La situazione femminile soffre ancora enormi carenze e problematiche:

1) violenza contro le donne: nel 2022 le vittime di femminicidio in Italia sono state 104, di cui il 98% uccise da partner e/o ex compagni.

Vale la pena soffermarsi sul termine “femminicidio” che non descrive soltanto una fattispecie di reato, ma un movente: ci dice che una donna è stata uccisa da un uomo perché l’ha deluso, respinto, perché ha esercitato il suo diritto di libertà in modi che, a suo dire, lo offendevano o perché, essendo la moglie o la compagna, era anche la valvola di sfogo di ogni sua frustrazione. Il femminicida uccide perché considera una donna di sua proprietà e si sente in diritto di punirla se non obbedisce o si allontana. Se una donna muore in un incidente stradale con un uomo alla guida non è femminicidio. Se muore in un disastro aereo non è femminicidio. Se muore in seguito a cure sbagliate non è femminicidio. Se le sparano in un regolamento di conti tra capomafia non è femminicidio. Il femminicidio è il frutto sanguinolento di una cultura, non di un incidente.

2) accesso all’istruzione

3) accesso al lavoro

4) parità retributiva

5) diritti civili e legali

6) pari dignità del ruolo materno

7) protezione contro le malattie sessualmente trasmissibili

8) lotta contro la mutilazione dei genitali femminili

Eppure, nonostante la copiosa normativa che le riguarda, ciò che sembra mancare è, spesso, la consapevolezza delle donne verso i loro diritti. E ciò appare assolutamente incomprensibile in una società dove il 60% dei laureati è di sesso femminile.
La risposta non può che essere nella cultura dominante e nella scarsa considerazione che la donna ha di sé.

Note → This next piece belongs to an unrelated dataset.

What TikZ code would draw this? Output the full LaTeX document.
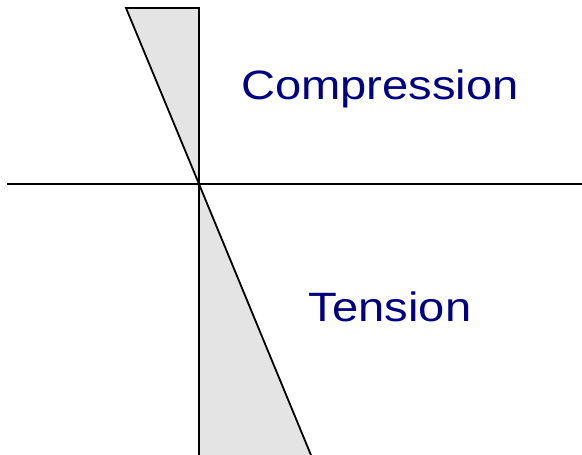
\documentclass[tikz,border=0pt]{standalone}
\usepackage{fontspec}
\setmainfont{Liberation Sans}
\usepackage{xcolor}
\definecolor{labelblue}{RGB}{0,0,128}
\definecolor{stressgray}{RGB}{228,228,228}
\tikzstyle{axis}   = [line width=1.8bp, black]
\tikzstyle{stress} = [line width=1.8bp, draw=black, fill=stressgray, line join=miter]
\tikzstyle{zone}   = [text=labelblue, anchor=base, inner sep=0pt, transform shape, xscale=1.15, font=\fontsize{41bp}{48bp}\selectfont]

\begin{document}
\begin{tikzpicture}[x=1bp, y=1bp]
        \useasboundingbox (-199,-271) rectangle (383,184);
        % stress blocks
        \draw [stress] (-73,176) -- (0,176) -- (0,0) -- cycle;
        \draw [stress] (0,0) -- (0,-275) -- (113.6,-275) -- cycle;
        % axes
        \draw [axis] (-192,0) -- (383,0);
        \draw [axis] (0,176) -- (0,-275);
        % labels
        \node (comp) [zone] at (181,84)   {Compression};
        \node (tens) [zone] at (191,-138) {Tension};
    \end{tikzpicture}
\end{document}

Occorre, quindi, stravolgere la cultura maschile e maschilista con l’aiuto degli stessi uomini. Educare le nuove generazioni al rispetto, anche delle proprie fragilità, che non sono prerogativa esclusivamente femminile ma appartengono a tutti. Soltanto così si acquisirà consapevolezza del fatto che la parità non è un problema soltanto femminile ma deve stare a cuore a tutti coloro che aspirano ad una società giusta ed equilibrata.